◆ WHAT IS ASKED ◆
Copy every entry precisely.

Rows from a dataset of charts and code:
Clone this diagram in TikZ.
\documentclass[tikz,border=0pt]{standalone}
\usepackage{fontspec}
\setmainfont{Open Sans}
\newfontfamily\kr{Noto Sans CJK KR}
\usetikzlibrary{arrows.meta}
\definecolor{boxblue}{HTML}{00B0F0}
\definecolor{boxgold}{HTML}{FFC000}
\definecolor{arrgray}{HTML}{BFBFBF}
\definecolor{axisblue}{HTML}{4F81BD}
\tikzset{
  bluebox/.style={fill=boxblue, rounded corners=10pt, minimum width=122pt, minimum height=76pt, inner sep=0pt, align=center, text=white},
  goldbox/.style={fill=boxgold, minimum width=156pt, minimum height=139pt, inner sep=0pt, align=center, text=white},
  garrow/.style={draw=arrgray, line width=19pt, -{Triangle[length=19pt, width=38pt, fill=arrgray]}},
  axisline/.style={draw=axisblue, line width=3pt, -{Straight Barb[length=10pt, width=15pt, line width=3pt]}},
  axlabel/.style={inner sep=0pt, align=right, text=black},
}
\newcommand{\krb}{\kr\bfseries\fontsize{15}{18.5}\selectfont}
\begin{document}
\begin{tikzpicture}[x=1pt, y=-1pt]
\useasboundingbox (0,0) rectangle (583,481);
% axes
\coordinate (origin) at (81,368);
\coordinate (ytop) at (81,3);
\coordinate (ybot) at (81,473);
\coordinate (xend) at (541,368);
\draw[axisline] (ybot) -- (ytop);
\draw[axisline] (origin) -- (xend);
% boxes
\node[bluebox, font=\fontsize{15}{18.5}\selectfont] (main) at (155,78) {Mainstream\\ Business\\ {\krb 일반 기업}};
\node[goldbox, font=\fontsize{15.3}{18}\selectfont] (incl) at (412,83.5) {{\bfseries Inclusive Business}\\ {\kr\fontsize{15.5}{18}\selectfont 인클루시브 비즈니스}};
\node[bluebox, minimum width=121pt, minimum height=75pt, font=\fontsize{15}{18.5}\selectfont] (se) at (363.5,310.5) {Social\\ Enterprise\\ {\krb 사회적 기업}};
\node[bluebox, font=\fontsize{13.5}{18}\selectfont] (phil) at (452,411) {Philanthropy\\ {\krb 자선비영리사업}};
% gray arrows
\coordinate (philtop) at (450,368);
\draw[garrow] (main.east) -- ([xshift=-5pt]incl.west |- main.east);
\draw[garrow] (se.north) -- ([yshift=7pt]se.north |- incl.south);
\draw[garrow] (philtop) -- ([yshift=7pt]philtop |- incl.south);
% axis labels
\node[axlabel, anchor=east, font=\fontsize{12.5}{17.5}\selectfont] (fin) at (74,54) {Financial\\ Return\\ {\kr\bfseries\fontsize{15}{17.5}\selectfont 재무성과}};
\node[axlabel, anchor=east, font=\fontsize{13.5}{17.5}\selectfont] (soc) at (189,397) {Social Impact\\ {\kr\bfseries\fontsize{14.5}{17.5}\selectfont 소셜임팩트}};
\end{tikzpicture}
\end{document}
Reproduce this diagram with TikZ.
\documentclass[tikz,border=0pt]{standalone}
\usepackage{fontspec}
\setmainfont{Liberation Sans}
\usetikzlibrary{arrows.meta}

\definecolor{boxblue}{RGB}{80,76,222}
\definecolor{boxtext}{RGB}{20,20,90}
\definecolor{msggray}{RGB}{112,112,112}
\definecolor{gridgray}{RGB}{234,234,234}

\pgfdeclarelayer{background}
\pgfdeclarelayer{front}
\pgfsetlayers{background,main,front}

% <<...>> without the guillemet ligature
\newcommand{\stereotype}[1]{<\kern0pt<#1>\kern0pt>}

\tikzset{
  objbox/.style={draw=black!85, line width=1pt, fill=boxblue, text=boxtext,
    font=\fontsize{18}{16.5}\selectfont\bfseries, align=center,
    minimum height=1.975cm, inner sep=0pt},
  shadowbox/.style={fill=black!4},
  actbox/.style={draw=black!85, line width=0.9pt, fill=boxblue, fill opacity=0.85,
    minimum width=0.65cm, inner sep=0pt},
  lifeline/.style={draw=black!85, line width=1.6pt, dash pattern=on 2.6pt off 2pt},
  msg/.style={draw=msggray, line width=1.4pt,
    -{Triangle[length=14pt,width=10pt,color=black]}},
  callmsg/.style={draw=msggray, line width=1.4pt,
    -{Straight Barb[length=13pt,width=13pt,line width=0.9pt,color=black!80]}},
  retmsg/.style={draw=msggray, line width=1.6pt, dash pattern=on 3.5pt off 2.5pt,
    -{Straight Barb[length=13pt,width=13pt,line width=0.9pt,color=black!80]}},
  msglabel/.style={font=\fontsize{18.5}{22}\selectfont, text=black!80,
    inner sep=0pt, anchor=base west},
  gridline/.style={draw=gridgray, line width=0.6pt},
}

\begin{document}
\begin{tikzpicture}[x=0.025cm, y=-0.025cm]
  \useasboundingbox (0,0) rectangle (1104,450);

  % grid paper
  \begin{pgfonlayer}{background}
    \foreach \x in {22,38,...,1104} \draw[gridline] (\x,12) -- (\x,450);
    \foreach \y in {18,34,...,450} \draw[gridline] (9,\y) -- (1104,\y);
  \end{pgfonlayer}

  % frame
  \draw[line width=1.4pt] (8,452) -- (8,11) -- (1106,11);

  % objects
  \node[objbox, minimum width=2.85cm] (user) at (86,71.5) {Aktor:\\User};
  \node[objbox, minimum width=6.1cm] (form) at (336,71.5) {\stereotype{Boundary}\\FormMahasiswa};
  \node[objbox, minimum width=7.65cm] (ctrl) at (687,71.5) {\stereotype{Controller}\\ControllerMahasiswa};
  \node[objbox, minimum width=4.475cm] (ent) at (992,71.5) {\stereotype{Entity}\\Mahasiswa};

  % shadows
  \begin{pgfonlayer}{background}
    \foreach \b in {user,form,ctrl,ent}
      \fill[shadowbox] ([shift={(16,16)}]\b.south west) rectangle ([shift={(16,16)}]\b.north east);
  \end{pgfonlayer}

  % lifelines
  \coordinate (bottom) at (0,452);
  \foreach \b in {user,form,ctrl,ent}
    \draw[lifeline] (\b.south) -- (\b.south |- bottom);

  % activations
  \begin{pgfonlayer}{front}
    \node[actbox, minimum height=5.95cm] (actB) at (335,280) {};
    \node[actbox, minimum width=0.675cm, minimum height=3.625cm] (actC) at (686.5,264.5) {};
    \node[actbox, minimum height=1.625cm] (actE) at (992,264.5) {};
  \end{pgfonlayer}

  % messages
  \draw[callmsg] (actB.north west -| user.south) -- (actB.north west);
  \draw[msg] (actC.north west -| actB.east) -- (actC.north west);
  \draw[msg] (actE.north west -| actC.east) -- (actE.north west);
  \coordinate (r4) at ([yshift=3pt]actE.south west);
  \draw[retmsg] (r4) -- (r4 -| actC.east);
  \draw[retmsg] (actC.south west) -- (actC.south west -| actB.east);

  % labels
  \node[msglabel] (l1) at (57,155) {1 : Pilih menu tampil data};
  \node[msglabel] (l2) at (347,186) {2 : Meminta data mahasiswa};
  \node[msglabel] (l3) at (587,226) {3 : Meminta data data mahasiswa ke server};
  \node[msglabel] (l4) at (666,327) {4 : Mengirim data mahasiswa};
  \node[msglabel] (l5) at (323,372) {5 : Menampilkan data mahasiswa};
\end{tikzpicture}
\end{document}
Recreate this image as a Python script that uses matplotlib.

◆ RESPONSE FOR THIS EXERCISE ◆
Clone this diagram in TikZ.
\documentclass[tikz,border=0pt]{standalone}
\usepackage{fontspec}
\setmainfont{Open Sans}
\newfontfamily\kr{Noto Sans CJK KR}
\usetikzlibrary{arrows.meta}
\definecolor{boxblue}{HTML}{00B0F0}
\definecolor{boxgold}{HTML}{FFC000}
\definecolor{arrgray}{HTML}{BFBFBF}
\definecolor{axisblue}{HTML}{4F81BD}
\tikzset{
  bluebox/.style={fill=boxblue, rounded corners=10pt, minimum width=122pt, minimum height=76pt, inner sep=0pt, align=center, text=white},
  goldbox/.style={fill=boxgold, minimum width=156pt, minimum height=139pt, inner sep=0pt, align=center, text=white},
  garrow/.style={draw=arrgray, line width=19pt, -{Triangle[length=19pt, width=38pt, fill=arrgray]}},
  axisline/.style={draw=axisblue, line width=3pt, -{Straight Barb[length=10pt, width=15pt, line width=3pt]}},
  axlabel/.style={inner sep=0pt, align=right, text=black},
}
\newcommand{\krb}{\kr\bfseries\fontsize{15}{18.5}\selectfont}
\begin{document}
\begin{tikzpicture}[x=1pt, y=-1pt]
\useasboundingbox (0,0) rectangle (583,481);
% axes
\coordinate (origin) at (81,368);
\coordinate (ytop) at (81,3);
\coordinate (ybot) at (81,473);
\coordinate (xend) at (541,368);
\draw[axisline] (ybot) -- (ytop);
\draw[axisline] (origin) -- (xend);
% boxes
\node[bluebox, font=\fontsize{15}{18.5}\selectfont] (main) at (155,78) {Mainstream\\ Business\\ {\krb 일반 기업}};
\node[goldbox, font=\fontsize{15.3}{18}\selectfont] (incl) at (412,83.5) {{\bfseries Inclusive Business}\\ {\kr\fontsize{15.5}{18}\selectfont 인클루시브 비즈니스}};
\node[bluebox, minimum width=121pt, minimum height=75pt, font=\fontsize{15}{18.5}\selectfont] (se) at (363.5,310.5) {Social\\ Enterprise\\ {\krb 사회적 기업}};
\node[bluebox, font=\fontsize{13.5}{18}\selectfont] (phil) at (452,411) {Philanthropy\\ {\krb 자선비영리사업}};
% gray arrows
\coordinate (philtop) at (450,368);
\draw[garrow] (main.east) -- ([xshift=-5pt]incl.west |- main.east);
\draw[garrow] (se.north) -- ([yshift=7pt]se.north |- incl.south);
\draw[garrow] (philtop) -- ([yshift=7pt]philtop |- incl.south);
% axis labels
\node[axlabel, anchor=east, font=\fontsize{12.5}{17.5}\selectfont] (fin) at (74,54) {Financial\\ Return\\ {\kr\bfseries\fontsize{15}{17.5}\selectfont 재무성과}};
\node[axlabel, anchor=east, font=\fontsize{13.5}{17.5}\selectfont] (soc) at (189,397) {Social Impact\\ {\kr\bfseries\fontsize{14.5}{17.5}\selectfont 소셜임팩트}};
\end{tikzpicture}
\end{document}
Reproduce this diagram with TikZ.
\documentclass[tikz,border=0pt]{standalone}
\usepackage{fontspec}
\setmainfont{Liberation Sans}
\usetikzlibrary{arrows.meta}

\definecolor{boxblue}{RGB}{80,76,222}
\definecolor{boxtext}{RGB}{20,20,90}
\definecolor{msggray}{RGB}{112,112,112}
\definecolor{gridgray}{RGB}{234,234,234}

\pgfdeclarelayer{background}
\pgfdeclarelayer{front}
\pgfsetlayers{background,main,front}

% <<...>> without the guillemet ligature
\newcommand{\stereotype}[1]{<\kern0pt<#1>\kern0pt>}

\tikzset{
  objbox/.style={draw=black!85, line width=1pt, fill=boxblue, text=boxtext,
    font=\fontsize{18}{16.5}\selectfont\bfseries, align=center,
    minimum height=1.975cm, inner sep=0pt},
  shadowbox/.style={fill=black!4},
  actbox/.style={draw=black!85, line width=0.9pt, fill=boxblue, fill opacity=0.85,
    minimum width=0.65cm, inner sep=0pt},
  lifeline/.style={draw=black!85, line width=1.6pt, dash pattern=on 2.6pt off 2pt},
  msg/.style={draw=msggray, line width=1.4pt,
    -{Triangle[length=14pt,width=10pt,color=black]}},
  callmsg/.style={draw=msggray, line width=1.4pt,
    -{Straight Barb[length=13pt,width=13pt,line width=0.9pt,color=black!80]}},
  retmsg/.style={draw=msggray, line width=1.6pt, dash pattern=on 3.5pt off 2.5pt,
    -{Straight Barb[length=13pt,width=13pt,line width=0.9pt,color=black!80]}},
  msglabel/.style={font=\fontsize{18.5}{22}\selectfont, text=black!80,
    inner sep=0pt, anchor=base west},
  gridline/.style={draw=gridgray, line width=0.6pt},
}

\begin{document}
\begin{tikzpicture}[x=0.025cm, y=-0.025cm]
  \useasboundingbox (0,0) rectangle (1104,450);

  % grid paper
  \begin{pgfonlayer}{background}
    \foreach \x in {22,38,...,1104} \draw[gridline] (\x,12) -- (\x,450);
    \foreach \y in {18,34,...,450} \draw[gridline] (9,\y) -- (1104,\y);
  \end{pgfonlayer}

  % frame
  \draw[line width=1.4pt] (8,452) -- (8,11) -- (1106,11);

  % objects
  \node[objbox, minimum width=2.85cm] (user) at (86,71.5) {Aktor:\\User};
  \node[objbox, minimum width=6.1cm] (form) at (336,71.5) {\stereotype{Boundary}\\FormMahasiswa};
  \node[objbox, minimum width=7.65cm] (ctrl) at (687,71.5) {\stereotype{Controller}\\ControllerMahasiswa};
  \node[objbox, minimum width=4.475cm] (ent) at (992,71.5) {\stereotype{Entity}\\Mahasiswa};

  % shadows
  \begin{pgfonlayer}{background}
    \foreach \b in {user,form,ctrl,ent}
      \fill[shadowbox] ([shift={(16,16)}]\b.south west) rectangle ([shift={(16,16)}]\b.north east);
  \end{pgfonlayer}

  % lifelines
  \coordinate (bottom) at (0,452);
  \foreach \b in {user,form,ctrl,ent}
    \draw[lifeline] (\b.south) -- (\b.south |- bottom);

  % activations
  \begin{pgfonlayer}{front}
    \node[actbox, minimum height=5.95cm] (actB) at (335,280) {};
    \node[actbox, minimum width=0.675cm, minimum height=3.625cm] (actC) at (686.5,264.5) {};
    \node[actbox, minimum height=1.625cm] (actE) at (992,264.5) {};
  \end{pgfonlayer}

  % messages
  \draw[callmsg] (actB.north west -| user.south) -- (actB.north west);
  \draw[msg] (actC.north west -| actB.east) -- (actC.north west);
  \draw[msg] (actE.north west -| actC.east) -- (actE.north west);
  \coordinate (r4) at ([yshift=3pt]actE.south west);
  \draw[retmsg] (r4) -- (r4 -| actC.east);
  \draw[retmsg] (actC.south west) -- (actC.south west -| actB.east);

  % labels
  \node[msglabel] (l1) at (57,155) {1 : Pilih menu tampil data};
  \node[msglabel] (l2) at (347,186) {2 : Meminta data mahasiswa};
  \node[msglabel] (l3) at (587,226) {3 : Meminta data data mahasiswa ke server};
  \node[msglabel] (l4) at (666,327) {4 : Mengirim data mahasiswa};
  \node[msglabel] (l5) at (323,372) {5 : Menampilkan data mahasiswa};
\end{tikzpicture}
\end{document}
Recreate this image as a Python script that uses matplotlib.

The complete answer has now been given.